Samir Obeidi menambahkan, “Di pengadilan terakhir, mereka memberi tahu kami bahwa ini adalah kesempatan terakhir kami dan kami harus menghancurkan rumah kami. Jadi kami mendahului keputusan dan terpaksa melakukan pembongkaran sendiri agar kami tidak membayar 100-200 ribu shekel kepada otoritas penjajah Israel. Kami mengirim foto-foto pembongkaran kepada pengacara agar otoritas pendudukan Israel tidak datang dan memberlakukan denda lagi pada kami, bahkan kami sampai saat ini masih kami membayar denda tahun-tahun terakhir.

Samir Obeidi percaya bahwa tujuan dari kebijakan pendudukan Israel tersebut adalah untuk mengusir dan menggusur mereka dari al-Quds, dan dari daerah Ashqariya di Beit Hanina, untuk membangun permukiman baru untuk para pemukim pendatang Yahudi.

Dia melanjutkan, “Pendudukan Israel di sini menguasai sekitar 70.000 meter persegi untuk mengimplementasikan rencana permukiman Yahudi. Mereka mengajukan izin dan mendapatkannya secara langsung, tidak seperti yang terjadi dengan kami!”

Meskipun mengalami berbagai tekanan, Obaidi menegaskan keteguhan mereka untuk mempertahankan tanahnya. Samir Obaidi mengatakan, “Kami tidak akan meninggalkan tanah kami.
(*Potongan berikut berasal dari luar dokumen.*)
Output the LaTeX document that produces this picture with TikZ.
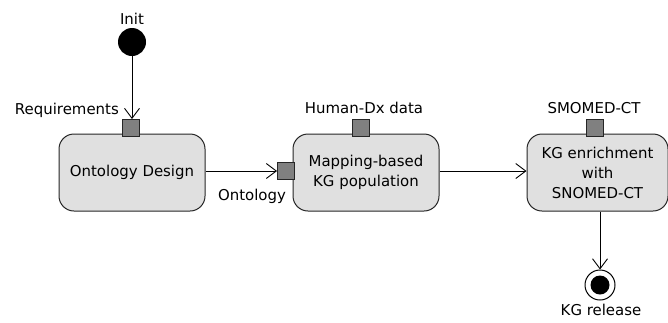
\documentclass[tikz,border=0pt]{standalone}
\usepackage{fontspec}
\setmainfont{DejaVu Sans}
\usetikzlibrary{arrows.meta}
\definecolor{boxfill}{HTML}{E0E0E0}
\definecolor{pinfill}{HTML}{808080}
\begin{document}
\begin{tikzpicture}[x=1bp,y=-1bp,
  font=\fontsize{15}{20}\selectfont,
  action/.style={draw=black!85, line width=1bp, fill=boxfill, rounded corners=15bp,
    minimum width=146bp, minimum height=77bp, align=center, inner sep=2bp},
  pinbox/.style={draw=black!85, line width=0.9bp, fill=pinfill, minimum size=17bp, inner sep=0pt},
  lbl/.style={inner sep=1bp},
  flow/.style={line width=0.9bp, -{Straight Barb[length=10bp,width=15bp,line width=0.9bp]}}]
\useasboundingbox (0,0) rectangle (668,322);
% initial node
\node[lbl] (initlbl) at (132,19) {Init};
\node[circle, fill=black, minimum size=28bp, inner sep=0pt] (init) at (132,42) {};
% actions
\node[action] (design) at (132,172.5) {Ontology Design};
\node[action] (mapping) at (366,172.5) {Mapping-based\\KG population};
\node[action, minimum width=141bp] (enrich) at (597.5,172.5) {KG enrichment\\with\\SNOMED-CT};
% pins
\node[pinbox] (reqpin) at (130.5,128) {};
\node[lbl, anchor=east] (reqlbl) at (120,110) {Requirements};
\node[pinbox] (ontpin) at (286,171) {};
\node[lbl] (ontlbl) at (252,196) {Ontology};
\node[pinbox] (hdxpin) at (360.5,128) {};
\node[lbl] (hdxlbl) at (364,108) {Human-Dx data};
\node[pinbox] (snopin) at (595,128) {};
\node[lbl] (snolbl) at (594,108) {SMOMED-CT};
% final node
\node[circle, draw=black, line width=1bp, fill=white, minimum size=30bp, inner sep=0pt] (final) at (600,285) {};
\node[circle, fill=black, minimum size=19bp, inner sep=0pt] (finaldot) at (final.center) {};
\node[lbl] (finlbl) at (601,310) {KG release};
% flows
\draw[flow] (init) -- (init |- reqpin.north);
\draw[flow] (design.east |- ontpin) -- (ontpin.west);
\draw[flow] (mapping.east |- ontpin) -- (enrich.west |- ontpin);
\draw[flow] (final.north |- enrich.south) -- (final.north);
\end{tikzpicture}
\end{document}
Kami akan membangun tenda dan tinggal di sini. Ini adalah tanah kami. Kami akan mati di atasnya. Jika mereka memberi kami seluruh dunia, kami tidak akan pergi dari sini. Kami akan tinggal di al-Quds seumur hidup.”

Muhammad Ali Obeidi, 15 tahun, menceritakan perasaannya, “Ini adalah tanah kami dan kehormatan kami. Kami akan duduk di dalam tenda dan tidak akan meninggalkannya. Sejak 3 hari kami terus menghancurkan rumah kami. Ini adalah sesuatu yang menyakitkan hati. Semoga ALlah menggantinya untuk kami.”